■ What you need to do:
Every line from the start of the entries up to and including the one bearing "on log axes." must be printed verbatim, without the pictures.
┄┄┄┄┄┄
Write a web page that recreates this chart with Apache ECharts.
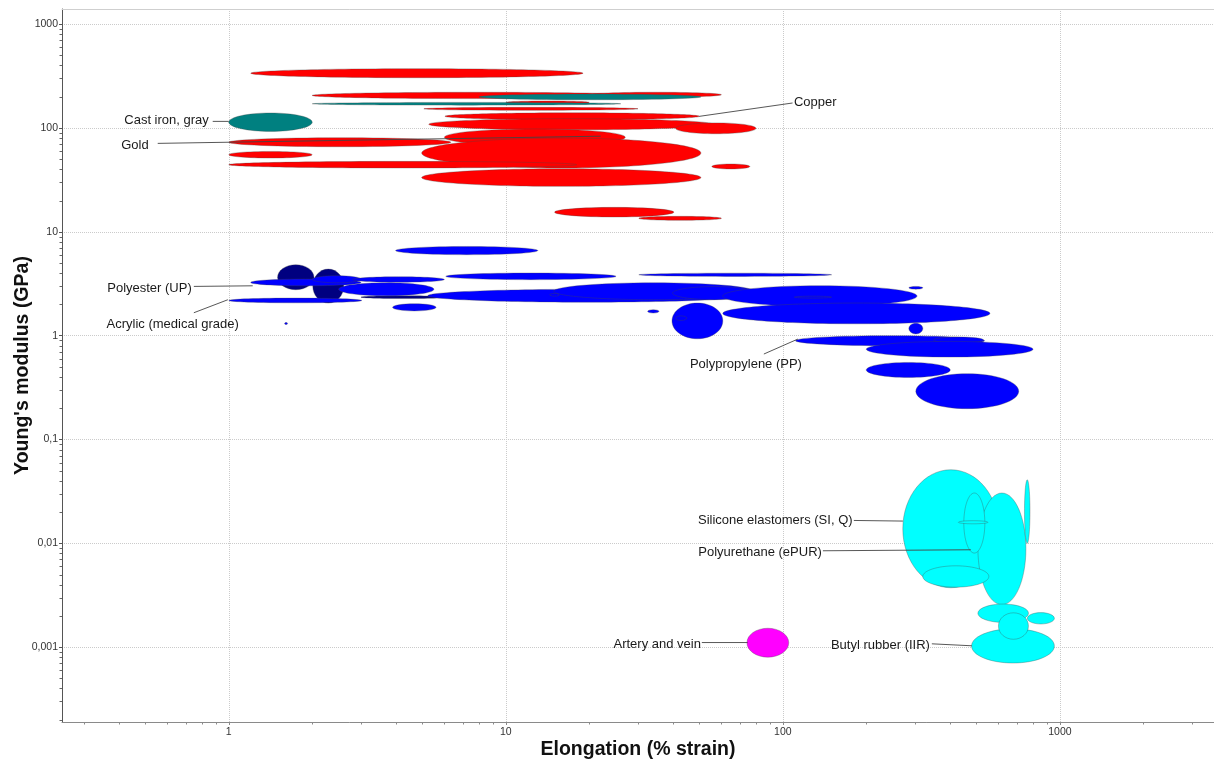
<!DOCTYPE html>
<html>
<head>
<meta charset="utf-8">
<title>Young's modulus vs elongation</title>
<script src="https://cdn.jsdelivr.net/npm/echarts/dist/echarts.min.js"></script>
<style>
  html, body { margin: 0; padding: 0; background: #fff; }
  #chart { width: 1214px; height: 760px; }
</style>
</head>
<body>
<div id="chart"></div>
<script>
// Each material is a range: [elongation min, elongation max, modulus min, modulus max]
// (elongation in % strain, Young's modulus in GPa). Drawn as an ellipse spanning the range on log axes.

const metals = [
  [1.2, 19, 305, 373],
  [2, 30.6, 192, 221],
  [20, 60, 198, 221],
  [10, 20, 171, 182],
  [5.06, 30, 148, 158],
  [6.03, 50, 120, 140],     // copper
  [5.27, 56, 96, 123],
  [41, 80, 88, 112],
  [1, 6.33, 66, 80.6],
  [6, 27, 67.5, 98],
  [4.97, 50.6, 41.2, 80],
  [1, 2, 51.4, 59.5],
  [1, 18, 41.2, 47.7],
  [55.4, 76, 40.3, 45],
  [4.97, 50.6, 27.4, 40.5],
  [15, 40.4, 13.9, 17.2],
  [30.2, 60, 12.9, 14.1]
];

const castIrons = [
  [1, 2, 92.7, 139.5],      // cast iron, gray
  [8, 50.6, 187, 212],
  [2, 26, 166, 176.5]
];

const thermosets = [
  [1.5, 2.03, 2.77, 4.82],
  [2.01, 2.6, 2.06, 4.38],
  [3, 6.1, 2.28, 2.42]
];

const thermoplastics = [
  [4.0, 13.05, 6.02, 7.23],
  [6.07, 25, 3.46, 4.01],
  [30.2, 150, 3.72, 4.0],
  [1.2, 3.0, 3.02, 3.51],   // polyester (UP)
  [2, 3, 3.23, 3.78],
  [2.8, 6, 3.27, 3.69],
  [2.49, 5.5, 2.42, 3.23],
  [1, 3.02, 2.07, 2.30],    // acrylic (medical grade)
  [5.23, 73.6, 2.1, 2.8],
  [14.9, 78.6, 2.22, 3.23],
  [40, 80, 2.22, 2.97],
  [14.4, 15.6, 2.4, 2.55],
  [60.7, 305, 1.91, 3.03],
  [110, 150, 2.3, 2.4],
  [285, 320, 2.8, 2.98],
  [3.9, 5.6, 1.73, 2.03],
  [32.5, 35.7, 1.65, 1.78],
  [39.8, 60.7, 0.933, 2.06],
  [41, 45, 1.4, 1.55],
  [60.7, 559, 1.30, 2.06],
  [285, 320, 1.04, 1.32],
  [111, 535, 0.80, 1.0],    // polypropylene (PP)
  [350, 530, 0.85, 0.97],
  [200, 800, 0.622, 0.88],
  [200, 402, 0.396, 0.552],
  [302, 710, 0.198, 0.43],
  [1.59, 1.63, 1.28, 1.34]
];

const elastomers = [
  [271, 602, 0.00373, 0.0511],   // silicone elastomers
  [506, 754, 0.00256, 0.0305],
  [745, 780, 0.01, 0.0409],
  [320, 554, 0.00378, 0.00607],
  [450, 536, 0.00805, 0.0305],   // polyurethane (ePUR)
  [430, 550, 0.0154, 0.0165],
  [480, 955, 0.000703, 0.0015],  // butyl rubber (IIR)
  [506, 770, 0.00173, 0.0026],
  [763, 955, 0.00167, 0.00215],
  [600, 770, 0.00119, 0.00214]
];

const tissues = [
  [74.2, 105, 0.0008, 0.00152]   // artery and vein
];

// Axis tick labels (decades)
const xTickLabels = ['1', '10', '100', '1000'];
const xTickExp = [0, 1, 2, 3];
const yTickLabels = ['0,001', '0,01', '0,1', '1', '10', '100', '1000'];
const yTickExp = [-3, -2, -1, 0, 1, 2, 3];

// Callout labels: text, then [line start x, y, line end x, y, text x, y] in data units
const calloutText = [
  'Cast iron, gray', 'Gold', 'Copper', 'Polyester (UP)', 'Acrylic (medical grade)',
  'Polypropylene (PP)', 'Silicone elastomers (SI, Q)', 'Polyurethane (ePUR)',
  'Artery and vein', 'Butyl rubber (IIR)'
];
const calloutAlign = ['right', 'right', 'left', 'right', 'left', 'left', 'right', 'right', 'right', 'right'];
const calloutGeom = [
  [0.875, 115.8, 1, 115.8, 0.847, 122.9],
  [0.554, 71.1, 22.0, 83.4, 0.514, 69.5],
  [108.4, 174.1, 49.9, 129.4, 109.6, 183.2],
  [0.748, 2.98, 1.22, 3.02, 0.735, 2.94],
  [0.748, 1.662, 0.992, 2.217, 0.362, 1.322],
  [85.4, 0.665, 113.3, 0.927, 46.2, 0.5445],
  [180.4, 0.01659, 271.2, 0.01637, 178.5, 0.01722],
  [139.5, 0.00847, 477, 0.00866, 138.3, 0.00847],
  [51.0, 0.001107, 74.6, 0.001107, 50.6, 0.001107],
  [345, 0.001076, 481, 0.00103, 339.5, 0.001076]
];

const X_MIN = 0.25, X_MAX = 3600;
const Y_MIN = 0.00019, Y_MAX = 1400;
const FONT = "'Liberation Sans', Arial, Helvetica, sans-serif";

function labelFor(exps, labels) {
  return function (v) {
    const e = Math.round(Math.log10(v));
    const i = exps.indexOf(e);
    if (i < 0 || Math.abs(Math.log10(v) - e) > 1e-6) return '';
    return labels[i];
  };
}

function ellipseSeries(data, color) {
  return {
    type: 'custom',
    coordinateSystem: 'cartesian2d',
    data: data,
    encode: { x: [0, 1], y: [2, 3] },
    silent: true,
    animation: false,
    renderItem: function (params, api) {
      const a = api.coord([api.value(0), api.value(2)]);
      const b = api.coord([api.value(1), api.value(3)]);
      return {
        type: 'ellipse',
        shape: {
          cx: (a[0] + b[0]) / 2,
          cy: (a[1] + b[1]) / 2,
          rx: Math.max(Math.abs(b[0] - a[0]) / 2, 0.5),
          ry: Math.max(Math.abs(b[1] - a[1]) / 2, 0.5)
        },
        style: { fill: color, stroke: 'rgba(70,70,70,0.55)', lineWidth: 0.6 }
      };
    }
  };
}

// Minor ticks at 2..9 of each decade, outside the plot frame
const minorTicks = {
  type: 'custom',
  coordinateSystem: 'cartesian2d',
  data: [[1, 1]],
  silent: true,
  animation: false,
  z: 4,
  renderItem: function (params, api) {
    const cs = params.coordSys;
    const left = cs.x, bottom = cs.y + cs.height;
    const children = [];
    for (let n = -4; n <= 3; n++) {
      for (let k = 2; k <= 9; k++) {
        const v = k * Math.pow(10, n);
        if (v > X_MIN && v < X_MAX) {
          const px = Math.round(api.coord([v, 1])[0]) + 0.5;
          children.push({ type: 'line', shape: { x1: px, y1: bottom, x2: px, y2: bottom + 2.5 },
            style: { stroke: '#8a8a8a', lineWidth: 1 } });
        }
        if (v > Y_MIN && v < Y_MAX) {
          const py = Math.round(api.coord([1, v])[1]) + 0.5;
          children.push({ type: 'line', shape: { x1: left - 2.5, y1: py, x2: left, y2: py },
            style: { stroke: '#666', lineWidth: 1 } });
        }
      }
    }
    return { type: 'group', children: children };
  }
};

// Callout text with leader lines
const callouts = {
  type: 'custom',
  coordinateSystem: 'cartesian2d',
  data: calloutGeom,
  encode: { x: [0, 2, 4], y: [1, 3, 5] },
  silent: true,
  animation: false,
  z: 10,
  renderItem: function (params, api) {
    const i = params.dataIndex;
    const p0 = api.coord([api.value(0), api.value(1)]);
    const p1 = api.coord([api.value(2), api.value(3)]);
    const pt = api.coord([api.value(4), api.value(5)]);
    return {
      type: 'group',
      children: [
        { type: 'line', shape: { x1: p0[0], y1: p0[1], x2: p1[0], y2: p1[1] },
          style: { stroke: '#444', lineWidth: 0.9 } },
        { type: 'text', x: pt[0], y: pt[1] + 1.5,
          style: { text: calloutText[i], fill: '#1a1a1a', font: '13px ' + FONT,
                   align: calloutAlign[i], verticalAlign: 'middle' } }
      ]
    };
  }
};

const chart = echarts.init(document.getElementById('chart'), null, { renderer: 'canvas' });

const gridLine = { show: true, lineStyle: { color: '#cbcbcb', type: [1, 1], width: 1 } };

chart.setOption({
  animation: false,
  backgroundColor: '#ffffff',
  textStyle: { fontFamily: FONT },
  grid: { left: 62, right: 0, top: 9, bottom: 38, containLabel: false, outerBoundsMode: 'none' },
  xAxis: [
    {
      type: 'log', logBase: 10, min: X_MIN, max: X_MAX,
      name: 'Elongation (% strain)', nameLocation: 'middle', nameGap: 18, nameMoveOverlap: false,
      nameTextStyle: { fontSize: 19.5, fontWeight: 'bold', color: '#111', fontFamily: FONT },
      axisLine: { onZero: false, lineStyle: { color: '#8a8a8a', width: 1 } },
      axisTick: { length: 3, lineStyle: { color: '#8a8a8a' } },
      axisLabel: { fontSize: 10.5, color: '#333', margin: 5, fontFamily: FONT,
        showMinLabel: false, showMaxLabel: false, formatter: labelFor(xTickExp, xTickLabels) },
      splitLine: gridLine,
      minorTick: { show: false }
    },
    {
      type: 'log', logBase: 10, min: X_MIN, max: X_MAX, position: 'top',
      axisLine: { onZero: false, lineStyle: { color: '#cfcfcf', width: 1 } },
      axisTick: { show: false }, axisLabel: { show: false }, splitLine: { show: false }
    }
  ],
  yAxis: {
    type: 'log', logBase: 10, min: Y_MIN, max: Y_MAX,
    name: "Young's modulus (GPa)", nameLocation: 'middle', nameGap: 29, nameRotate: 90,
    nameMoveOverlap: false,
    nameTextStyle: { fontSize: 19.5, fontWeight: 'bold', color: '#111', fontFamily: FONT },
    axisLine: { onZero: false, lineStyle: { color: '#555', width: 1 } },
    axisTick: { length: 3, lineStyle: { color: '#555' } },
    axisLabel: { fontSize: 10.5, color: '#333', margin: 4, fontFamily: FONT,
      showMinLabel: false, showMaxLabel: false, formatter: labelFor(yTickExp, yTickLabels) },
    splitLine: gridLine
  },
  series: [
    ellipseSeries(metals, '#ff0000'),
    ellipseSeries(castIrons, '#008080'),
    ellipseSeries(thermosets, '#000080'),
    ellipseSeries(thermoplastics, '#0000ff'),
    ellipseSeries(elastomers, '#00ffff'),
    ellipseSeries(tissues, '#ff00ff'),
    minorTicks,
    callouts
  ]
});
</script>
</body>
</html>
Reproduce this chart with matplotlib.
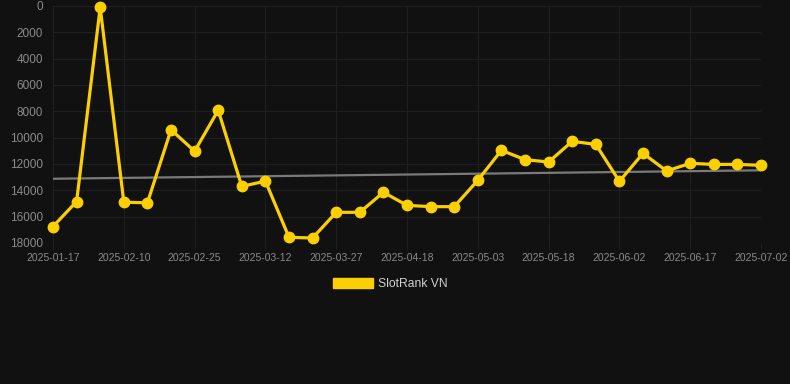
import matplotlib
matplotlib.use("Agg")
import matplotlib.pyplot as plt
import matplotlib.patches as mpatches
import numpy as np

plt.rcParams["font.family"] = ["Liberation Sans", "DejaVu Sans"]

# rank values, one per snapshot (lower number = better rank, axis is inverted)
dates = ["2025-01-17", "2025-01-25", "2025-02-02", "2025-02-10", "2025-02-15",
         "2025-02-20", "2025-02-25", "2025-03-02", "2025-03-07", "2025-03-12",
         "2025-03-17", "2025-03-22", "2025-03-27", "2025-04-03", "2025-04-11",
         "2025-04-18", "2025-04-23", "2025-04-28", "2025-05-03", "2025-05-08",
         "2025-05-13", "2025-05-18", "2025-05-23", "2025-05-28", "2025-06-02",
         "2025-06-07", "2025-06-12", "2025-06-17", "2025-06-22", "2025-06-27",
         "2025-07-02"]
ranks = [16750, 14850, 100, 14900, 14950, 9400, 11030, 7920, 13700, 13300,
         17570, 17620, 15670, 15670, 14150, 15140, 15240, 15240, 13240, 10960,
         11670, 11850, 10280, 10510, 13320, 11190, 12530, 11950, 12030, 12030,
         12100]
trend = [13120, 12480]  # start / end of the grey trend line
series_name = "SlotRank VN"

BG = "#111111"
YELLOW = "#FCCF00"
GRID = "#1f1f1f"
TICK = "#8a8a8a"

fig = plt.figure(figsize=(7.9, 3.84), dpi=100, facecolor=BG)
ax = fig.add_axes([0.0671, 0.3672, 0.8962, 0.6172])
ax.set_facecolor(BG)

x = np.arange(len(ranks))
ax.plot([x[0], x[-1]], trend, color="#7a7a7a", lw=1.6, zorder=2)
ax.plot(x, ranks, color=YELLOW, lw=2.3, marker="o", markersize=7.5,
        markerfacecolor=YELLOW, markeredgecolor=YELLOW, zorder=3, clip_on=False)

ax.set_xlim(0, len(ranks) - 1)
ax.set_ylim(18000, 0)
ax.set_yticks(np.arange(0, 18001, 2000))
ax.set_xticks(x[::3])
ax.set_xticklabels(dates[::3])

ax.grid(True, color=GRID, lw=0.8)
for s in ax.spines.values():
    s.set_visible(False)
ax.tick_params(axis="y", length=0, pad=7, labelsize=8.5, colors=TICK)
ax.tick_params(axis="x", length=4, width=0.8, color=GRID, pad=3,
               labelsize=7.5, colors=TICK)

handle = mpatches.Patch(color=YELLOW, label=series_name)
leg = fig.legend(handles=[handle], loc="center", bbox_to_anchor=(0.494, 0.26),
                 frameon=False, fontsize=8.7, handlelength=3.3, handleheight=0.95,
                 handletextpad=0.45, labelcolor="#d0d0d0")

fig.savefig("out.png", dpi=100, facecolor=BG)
┄┄┄┄┄┄
■ Complete response:
Write a web page that recreates this chart with Apache ECharts.
<!DOCTYPE html>
<html>
<head>
<meta charset="utf-8">
<title>Young's modulus vs elongation</title>
<script src="https://cdn.jsdelivr.net/npm/echarts/dist/echarts.min.js"></script>
<style>
  html, body { margin: 0; padding: 0; background: #fff; }
  #chart { width: 1214px; height: 760px; }
</style>
</head>
<body>
<div id="chart"></div>
<script>
// Each material is a range: [elongation min, elongation max, modulus min, modulus max]
// (elongation in % strain, Young's modulus in GPa). Drawn as an ellipse spanning the range on log axes.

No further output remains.